SOURCE MATERIAL →
»»
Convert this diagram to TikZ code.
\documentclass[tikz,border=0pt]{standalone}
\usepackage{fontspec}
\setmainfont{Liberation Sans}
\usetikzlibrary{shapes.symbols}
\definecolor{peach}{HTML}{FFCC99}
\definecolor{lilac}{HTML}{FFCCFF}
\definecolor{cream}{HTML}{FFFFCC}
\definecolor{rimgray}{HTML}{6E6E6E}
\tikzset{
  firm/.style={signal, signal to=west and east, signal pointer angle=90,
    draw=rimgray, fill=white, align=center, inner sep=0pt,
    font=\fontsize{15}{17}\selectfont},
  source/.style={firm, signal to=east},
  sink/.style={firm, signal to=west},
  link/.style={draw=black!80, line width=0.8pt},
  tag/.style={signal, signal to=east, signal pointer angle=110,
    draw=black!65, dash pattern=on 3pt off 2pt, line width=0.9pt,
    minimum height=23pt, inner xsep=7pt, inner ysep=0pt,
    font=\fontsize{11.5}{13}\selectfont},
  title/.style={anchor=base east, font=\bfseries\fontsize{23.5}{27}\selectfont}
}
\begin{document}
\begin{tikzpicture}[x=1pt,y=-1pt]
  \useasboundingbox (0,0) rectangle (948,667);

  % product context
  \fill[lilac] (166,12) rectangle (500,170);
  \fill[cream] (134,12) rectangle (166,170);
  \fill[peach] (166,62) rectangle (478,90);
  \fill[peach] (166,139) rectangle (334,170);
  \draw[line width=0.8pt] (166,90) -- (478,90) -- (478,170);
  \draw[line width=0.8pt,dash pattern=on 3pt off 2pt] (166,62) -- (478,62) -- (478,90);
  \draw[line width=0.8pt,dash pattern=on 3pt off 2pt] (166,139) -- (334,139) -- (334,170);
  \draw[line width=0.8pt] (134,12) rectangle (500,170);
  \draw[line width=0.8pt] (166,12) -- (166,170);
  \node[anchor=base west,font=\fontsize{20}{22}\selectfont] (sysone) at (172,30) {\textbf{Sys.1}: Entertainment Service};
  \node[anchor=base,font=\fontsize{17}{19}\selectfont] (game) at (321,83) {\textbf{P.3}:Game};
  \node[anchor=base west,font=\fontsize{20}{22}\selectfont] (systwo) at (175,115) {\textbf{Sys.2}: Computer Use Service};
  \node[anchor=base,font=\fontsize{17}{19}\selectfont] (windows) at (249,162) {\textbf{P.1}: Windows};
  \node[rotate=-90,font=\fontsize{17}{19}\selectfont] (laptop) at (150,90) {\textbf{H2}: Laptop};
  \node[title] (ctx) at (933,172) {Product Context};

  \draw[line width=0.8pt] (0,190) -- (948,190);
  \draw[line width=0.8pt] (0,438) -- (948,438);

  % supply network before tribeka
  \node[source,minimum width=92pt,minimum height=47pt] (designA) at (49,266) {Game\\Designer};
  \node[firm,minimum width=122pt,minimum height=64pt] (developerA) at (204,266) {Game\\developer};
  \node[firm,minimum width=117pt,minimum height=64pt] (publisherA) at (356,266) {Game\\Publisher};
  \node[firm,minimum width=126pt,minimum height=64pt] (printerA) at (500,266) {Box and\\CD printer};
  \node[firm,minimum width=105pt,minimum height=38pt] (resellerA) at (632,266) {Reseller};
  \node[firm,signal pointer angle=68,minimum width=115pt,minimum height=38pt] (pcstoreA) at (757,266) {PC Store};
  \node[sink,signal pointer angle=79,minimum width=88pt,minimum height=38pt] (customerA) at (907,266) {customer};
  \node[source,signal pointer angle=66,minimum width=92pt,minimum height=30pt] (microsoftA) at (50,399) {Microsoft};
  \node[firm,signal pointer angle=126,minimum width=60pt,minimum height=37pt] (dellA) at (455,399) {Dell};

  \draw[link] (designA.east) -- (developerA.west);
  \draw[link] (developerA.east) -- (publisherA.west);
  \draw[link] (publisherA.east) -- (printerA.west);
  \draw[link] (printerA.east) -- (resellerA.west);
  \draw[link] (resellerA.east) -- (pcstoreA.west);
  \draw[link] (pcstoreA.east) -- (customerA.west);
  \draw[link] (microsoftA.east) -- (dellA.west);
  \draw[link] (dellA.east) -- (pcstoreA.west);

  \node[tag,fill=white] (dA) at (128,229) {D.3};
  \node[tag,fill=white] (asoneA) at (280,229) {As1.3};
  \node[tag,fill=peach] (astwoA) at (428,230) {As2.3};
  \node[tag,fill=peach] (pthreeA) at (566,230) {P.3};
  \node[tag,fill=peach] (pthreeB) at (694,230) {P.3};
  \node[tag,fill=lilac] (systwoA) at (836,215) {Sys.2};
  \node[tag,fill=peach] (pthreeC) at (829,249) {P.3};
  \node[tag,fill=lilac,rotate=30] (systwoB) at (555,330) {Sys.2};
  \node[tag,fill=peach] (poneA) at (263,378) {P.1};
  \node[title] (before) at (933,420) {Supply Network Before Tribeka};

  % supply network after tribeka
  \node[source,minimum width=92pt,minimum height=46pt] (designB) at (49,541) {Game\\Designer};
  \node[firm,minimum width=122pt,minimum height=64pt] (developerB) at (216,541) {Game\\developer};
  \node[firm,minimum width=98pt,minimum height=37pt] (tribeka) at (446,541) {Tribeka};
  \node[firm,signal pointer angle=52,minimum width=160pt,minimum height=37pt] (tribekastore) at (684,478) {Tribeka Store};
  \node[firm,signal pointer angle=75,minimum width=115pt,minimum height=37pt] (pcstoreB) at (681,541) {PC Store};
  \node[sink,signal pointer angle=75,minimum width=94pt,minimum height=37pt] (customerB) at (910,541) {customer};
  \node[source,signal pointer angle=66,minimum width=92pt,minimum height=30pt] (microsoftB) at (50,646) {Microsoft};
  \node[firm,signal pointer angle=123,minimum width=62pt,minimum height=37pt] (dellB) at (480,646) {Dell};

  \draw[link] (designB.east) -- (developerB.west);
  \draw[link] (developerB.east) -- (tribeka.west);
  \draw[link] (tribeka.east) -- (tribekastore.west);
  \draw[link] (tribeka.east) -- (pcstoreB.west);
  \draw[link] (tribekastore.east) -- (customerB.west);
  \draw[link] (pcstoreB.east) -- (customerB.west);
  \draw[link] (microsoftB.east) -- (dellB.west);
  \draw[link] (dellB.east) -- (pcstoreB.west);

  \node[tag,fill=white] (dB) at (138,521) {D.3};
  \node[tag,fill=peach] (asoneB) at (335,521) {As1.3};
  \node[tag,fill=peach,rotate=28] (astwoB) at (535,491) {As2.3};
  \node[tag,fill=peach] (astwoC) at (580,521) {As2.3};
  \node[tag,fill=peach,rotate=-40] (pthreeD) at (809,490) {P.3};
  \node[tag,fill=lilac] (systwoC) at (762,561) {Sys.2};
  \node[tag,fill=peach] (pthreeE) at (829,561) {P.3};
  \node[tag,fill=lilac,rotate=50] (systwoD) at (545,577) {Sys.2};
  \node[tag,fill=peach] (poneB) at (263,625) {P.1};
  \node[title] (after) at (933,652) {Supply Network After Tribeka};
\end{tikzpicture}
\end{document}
««
TASK PROMPT → Output all of the material exactly as written.

TASK RESPONSE →
Convert this diagram to TikZ code.
\documentclass[tikz,border=0pt]{standalone}
\usepackage{fontspec}
\setmainfont{Liberation Sans}
\usetikzlibrary{shapes.symbols}
\definecolor{peach}{HTML}{FFCC99}
\definecolor{lilac}{HTML}{FFCCFF}
\definecolor{cream}{HTML}{FFFFCC}
\definecolor{rimgray}{HTML}{6E6E6E}
\tikzset{
  firm/.style={signal, signal to=west and east, signal pointer angle=90,
    draw=rimgray, fill=white, align=center, inner sep=0pt,
    font=\fontsize{15}{17}\selectfont},
  source/.style={firm, signal to=east},
  sink/.style={firm, signal to=west},
  link/.style={draw=black!80, line width=0.8pt},
  tag/.style={signal, signal to=east, signal pointer angle=110,
    draw=black!65, dash pattern=on 3pt off 2pt, line width=0.9pt,
    minimum height=23pt, inner xsep=7pt, inner ysep=0pt,
    font=\fontsize{11.5}{13}\selectfont},
  title/.style={anchor=base east, font=\bfseries\fontsize{23.5}{27}\selectfont}
}
\begin{document}
\begin{tikzpicture}[x=1pt,y=-1pt]
  \useasboundingbox (0,0) rectangle (948,667);

  % product context
  \fill[lilac] (166,12) rectangle (500,170);
  \fill[cream] (134,12) rectangle (166,170);
  \fill[peach] (166,62) rectangle (478,90);
  \fill[peach] (166,139) rectangle (334,170);
  \draw[line width=0.8pt] (166,90) -- (478,90) -- (478,170);
  \draw[line width=0.8pt,dash pattern=on 3pt off 2pt] (166,62) -- (478,62) -- (478,90);
  \draw[line width=0.8pt,dash pattern=on 3pt off 2pt] (166,139) -- (334,139) -- (334,170);
  \draw[line width=0.8pt] (134,12) rectangle (500,170);
  \draw[line width=0.8pt] (166,12) -- (166,170);
  \node[anchor=base west,font=\fontsize{20}{22}\selectfont] (sysone) at (172,30) {\textbf{Sys.1}: Entertainment Service};
  \node[anchor=base,font=\fontsize{17}{19}\selectfont] (game) at (321,83) {\textbf{P.3}:Game};
  \node[anchor=base west,font=\fontsize{20}{22}\selectfont] (systwo) at (175,115) {\textbf{Sys.2}: Computer Use Service};
  \node[anchor=base,font=\fontsize{17}{19}\selectfont] (windows) at (249,162) {\textbf{P.1}: Windows};
  \node[rotate=-90,font=\fontsize{17}{19}\selectfont] (laptop) at (150,90) {\textbf{H2}: Laptop};
  \node[title] (ctx) at (933,172) {Product Context};

  \draw[line width=0.8pt] (0,190) -- (948,190);
  \draw[line width=0.8pt] (0,438) -- (948,438);

  % supply network before tribeka
  \node[source,minimum width=92pt,minimum height=47pt] (designA) at (49,266) {Game\\Designer};
  \node[firm,minimum width=122pt,minimum height=64pt] (developerA) at (204,266) {Game\\developer};
  \node[firm,minimum width=117pt,minimum height=64pt] (publisherA) at (356,266) {Game\\Publisher};
  \node[firm,minimum width=126pt,minimum height=64pt] (printerA) at (500,266) {Box and\\CD printer};
  \node[firm,minimum width=105pt,minimum height=38pt] (resellerA) at (632,266) {Reseller};
  \node[firm,signal pointer angle=68,minimum width=115pt,minimum height=38pt] (pcstoreA) at (757,266) {PC Store};
  \node[sink,signal pointer angle=79,minimum width=88pt,minimum height=38pt] (customerA) at (907,266) {customer};
  \node[source,signal pointer angle=66,minimum width=92pt,minimum height=30pt] (microsoftA) at (50,399) {Microsoft};
  \node[firm,signal pointer angle=126,minimum width=60pt,minimum height=37pt] (dellA) at (455,399) {Dell};

  \draw[link] (designA.east) -- (developerA.west);
  \draw[link] (developerA.east) -- (publisherA.west);
  \draw[link] (publisherA.east) -- (printerA.west);
  \draw[link] (printerA.east) -- (resellerA.west);
  \draw[link] (resellerA.east) -- (pcstoreA.west);
  \draw[link] (pcstoreA.east) -- (customerA.west);
  \draw[link] (microsoftA.east) -- (dellA.west);
  \draw[link] (dellA.east) -- (pcstoreA.west);

  \node[tag,fill=white] (dA) at (128,229) {D.3};
  \node[tag,fill=white] (asoneA) at (280,229) {As1.3};
  \node[tag,fill=peach] (astwoA) at (428,230) {As2.3};
  \node[tag,fill=peach] (pthreeA) at (566,230) {P.3};
  \node[tag,fill=peach] (pthreeB) at (694,230) {P.3};
  \node[tag,fill=lilac] (systwoA) at (836,215) {Sys.2};
  \node[tag,fill=peach] (pthreeC) at (829,249) {P.3};
  \node[tag,fill=lilac,rotate=30] (systwoB) at (555,330) {Sys.2};
  \node[tag,fill=peach] (poneA) at (263,378) {P.1};
  \node[title] (before) at (933,420) {Supply Network Before Tribeka};

  % supply network after tribeka
  \node[source,minimum width=92pt,minimum height=46pt] (designB) at (49,541) {Game\\Designer};
  \node[firm,minimum width=122pt,minimum height=64pt] (developerB) at (216,541) {Game\\developer};
  \node[firm,minimum width=98pt,minimum height=37pt] (tribeka) at (446,541) {Tribeka};
  \node[firm,signal pointer angle=52,minimum width=160pt,minimum height=37pt] (tribekastore) at (684,478) {Tribeka Store};
  \node[firm,signal pointer angle=75,minimum width=115pt,minimum height=37pt] (pcstoreB) at (681,541) {PC Store};
  \node[sink,signal pointer angle=75,minimum width=94pt,minimum height=37pt] (customerB) at (910,541) {customer};
  \node[source,signal pointer angle=66,minimum width=92pt,minimum height=30pt] (microsoftB) at (50,646) {Microsoft};
  \node[firm,signal pointer angle=123,minimum width=62pt,minimum height=37pt] (dellB) at (480,646) {Dell};

  \draw[link] (designB.east) -- (developerB.west);
  \draw[link] (developerB.east) -- (tribeka.west);
  \draw[link] (tribeka.east) -- (tribekastore.west);
  \draw[link] (tribeka.east) -- (pcstoreB.west);
  \draw[link] (tribekastore.east) -- (customerB.west);
  \draw[link] (pcstoreB.east) -- (customerB.west);
  \draw[link] (microsoftB.east) -- (dellB.west);
  \draw[link] (dellB.east) -- (pcstoreB.west);

  \node[tag,fill=white] (dB) at (138,521) {D.3};
  \node[tag,fill=peach] (asoneB) at (335,521) {As1.3};
  \node[tag,fill=peach,rotate=28] (astwoB) at (535,491) {As2.3};
  \node[tag,fill=peach] (astwoC) at (580,521) {As2.3};
  \node[tag,fill=peach,rotate=-40] (pthreeD) at (809,490) {P.3};
  \node[tag,fill=lilac] (systwoC) at (762,561) {Sys.2};
  \node[tag,fill=peach] (pthreeE) at (829,561) {P.3};
  \node[tag,fill=lilac,rotate=50] (systwoD) at (545,577) {Sys.2};
  \node[tag,fill=peach] (poneB) at (263,625) {P.1};
  \node[title] (after) at (933,652) {Supply Network After Tribeka};
\end{tikzpicture}
\end{document}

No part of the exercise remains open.